You can’t be killed in Second Life. To prove this, find a tall building and jump off it. You’ll just get up and dust yourself off. But even though our avatars can’t be permanently harmed, there are several forms of death in Second Life, and all but one of them can cause just as much emotional distress as a death in Real Life. Let’s talk about them, OK?

Avatar Death. I said you can’t be killed in SL, but in some places you can, sort of. A land parcel may be “damage enabled”. When you enter such a parcel, you’ll get a notification. Also, a little red heart will appear in the top menu bar, with a number. This is your “health” score. If it goes to zero, you are “killed”. However, the only thing that happens is you get sent back to your Home location. This can be disorienting if you aren’t expecting it. Combat regions and various other locations whose owners like the idea of shootin’ trespassers are damage enabled. If you want to experience avatar death, here’s a landmark to try. The arrival point is one meter above the damage-enabled lava pit of the Mount G’al volcano.

Real Life Death. If you die in RL, your Second Life friends may never know what happened to you. You just vanish from the grid. Your account may have both a $L and a $USD balance. You may own land, and be paying for it with an automatic monthly credit card charge. You may have a store, with products, income, and expenses. Many people make provisions for their Second Lives in the event of their death. You could write out an “SL Will” with instructions for your heirs, and include it with your important papers.
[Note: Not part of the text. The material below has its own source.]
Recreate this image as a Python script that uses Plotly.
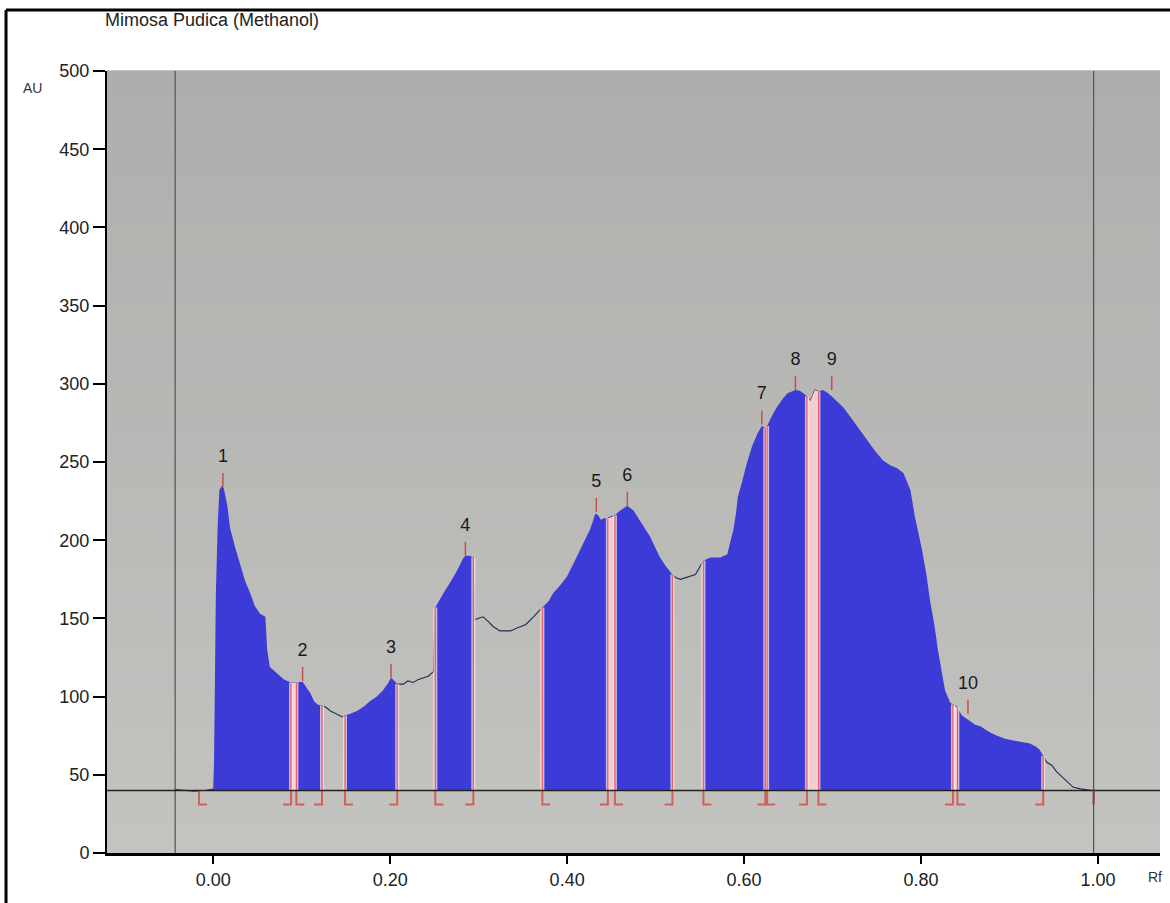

Account Cancellation. Some people get tired of their Second Lives, or at least their current group of friends. They close out their account, but make a new one and begin again as an alt. For their friends, this has the same result as their Real Life death…they simply vanish from the grid. Unless, of course, they give in to temptation and tell someone. This usually leads to Drama. (“Drama” with a capital D refers to soap opera-like interactions between avatars, usually in affairs of the heart).
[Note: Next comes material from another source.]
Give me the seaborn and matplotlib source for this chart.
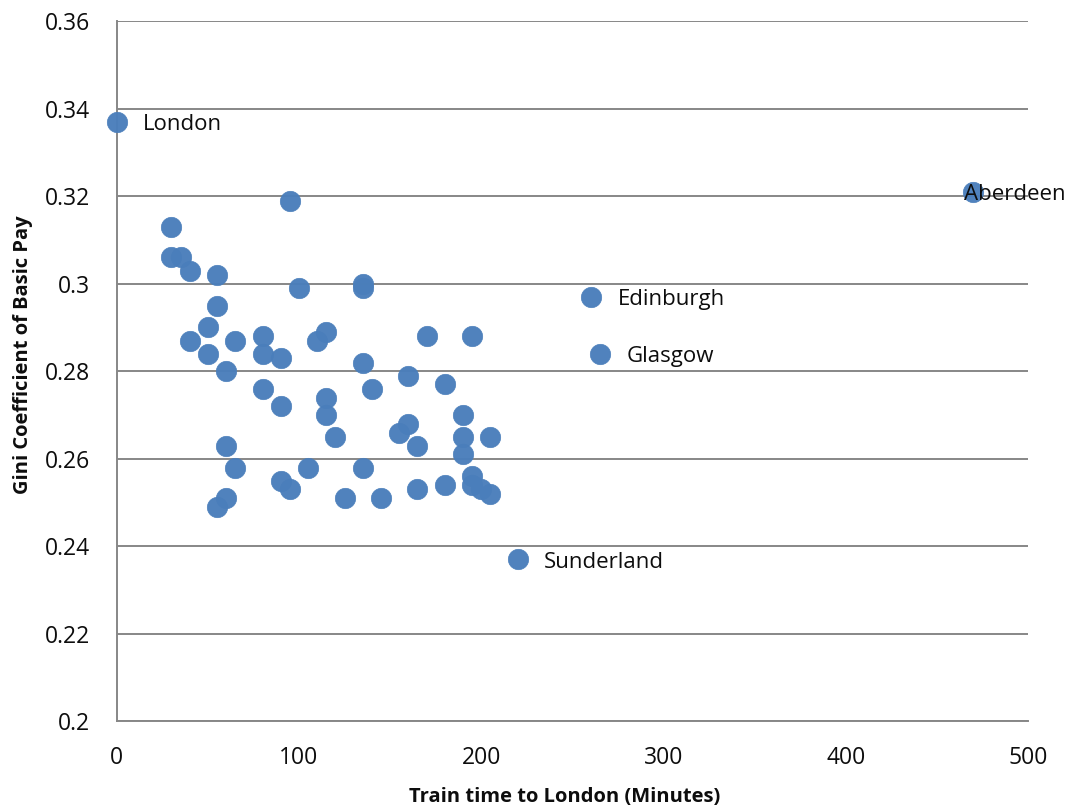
import matplotlib
matplotlib.use("Agg")
import matplotlib.pyplot as plt
import seaborn as sns
import pandas as pd

# Train time to London (minutes) and Gini coefficient of basic pay by city
train_minutes = [
    0, 30, 30, 35, 40, 55, 55, 50, 40, 50, 65, 60, 80, 80, 90, 95, 100, 110, 115,
    80, 90, 60, 65, 60, 55, 90, 95, 105, 115, 115, 120, 125, 135, 135, 135, 140,
    135, 145, 155, 160, 160, 165, 165, 170, 180, 180, 190, 190, 190, 195, 195,
    195, 200, 205, 205, 220, 260, 265, 470,
]
gini = [
    0.337, 0.313, 0.306, 0.306, 0.303, 0.302, 0.295, 0.290, 0.287, 0.284, 0.287,
    0.280, 0.288, 0.284, 0.283, 0.319, 0.299, 0.287, 0.289, 0.276, 0.272, 0.263,
    0.258, 0.251, 0.249, 0.255, 0.253, 0.258, 0.274, 0.270, 0.265, 0.251, 0.300,
    0.299, 0.282, 0.276, 0.258, 0.251, 0.266, 0.268, 0.279, 0.263, 0.253, 0.288,
    0.277, 0.254, 0.270, 0.265, 0.261, 0.288, 0.256, 0.254, 0.253, 0.252, 0.265,
    0.237, 0.297, 0.284, 0.321,
]

# Named cities: (name, minutes, gini, text offset in pixels)
labelled = [
    ("London", 0, 0.337, 26),
    ("Edinburgh", 260, 0.297, 27),
    ("Glasgow", 265, 0.284, 27),
    ("Sunderland", 220, 0.237, 26),
    ("Aberdeen", 470, 0.321, -9),
]

x_ticks = [0, 100, 200, 300, 400, 500]
y_ticks = [0.2, 0.22, 0.24, 0.26, 0.28, 0.3, 0.32, 0.34, 0.36]
y_tick_labels = ["0.2", "0.22", "0.24", "0.26", "0.28", "0.3", "0.32", "0.34", "0.36"]

df = pd.DataFrame({"minutes": train_minutes, "gini": gini})

sns.set_theme(style="white")
plt.rcParams["font.family"] = ["Open Sans", "DejaVu Sans"]

fig = plt.figure(figsize=(10.76, 8.10), dpi=100)
ax = fig.add_axes([0.1085, 0.1093, 0.8469, 0.8647])

grid_color = "#878787"
text_color = "#0d0d0d"
for yv in y_ticks:
    ax.axhline(yv, color=grid_color, lw=1.4, zorder=0)

sns.scatterplot(data=df, x="minutes", y="gini", ax=ax, s=215,
                color="#4a7ebb", edgecolor="#4a7ebb", linewidth=0.5,
                alpha=0.97, zorder=3, clip_on=False)

for name, xv, yv, dx in labelled:
    ax.annotate(name, (xv, yv), xytext=(dx, -3), textcoords="offset pixels",
                ha="left", va="center", fontsize=16, color=text_color, zorder=4)

ax.set_xlim(0, 500)
ax.set_ylim(0.2, 0.36)
ax.set_xticks(x_ticks)
ax.set_yticks(y_ticks)
ax.set_yticklabels(y_tick_labels)
ax.tick_params(axis="both", length=0, labelsize=16.5, colors=text_color)
ax.tick_params(axis="x", pad=18)
ax.tick_params(axis="y", pad=19)

for side in ["top", "right"]:
    ax.spines[side].set_visible(False)
for side in ["left", "bottom"]:
    ax.spines[side].set_color(grid_color)
    ax.spines[side].set_linewidth(1.4)

ax.set_xlabel("Train time to London (Minutes)", fontsize=14.5,
              fontweight="bold", color=text_color)
ax.set_ylabel("Gini Coefficient of Basic Pay", fontsize=14.5,
              fontweight="bold", color=text_color)
ax.xaxis.set_label_coords(0.4915, -0.094)
ax.yaxis.set_label_coords(-0.092, 0.523)

fig.savefig("out.png", dpi=100)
Faked Death. In this variation, a person not only cancels their SL account and makes an alt, they also have a friend (or another alt) spread around the story that they died in Real Life. This one can cause serious emotional upheaval. Their partner and friends react with genuine grief to this cruelly manufactured tragedy. People who do this are beneath contempt, but I have seen this happen often enough that I no longer believe any accounts of a person’s death unless it can be independently verified, such as through a newspaper notice.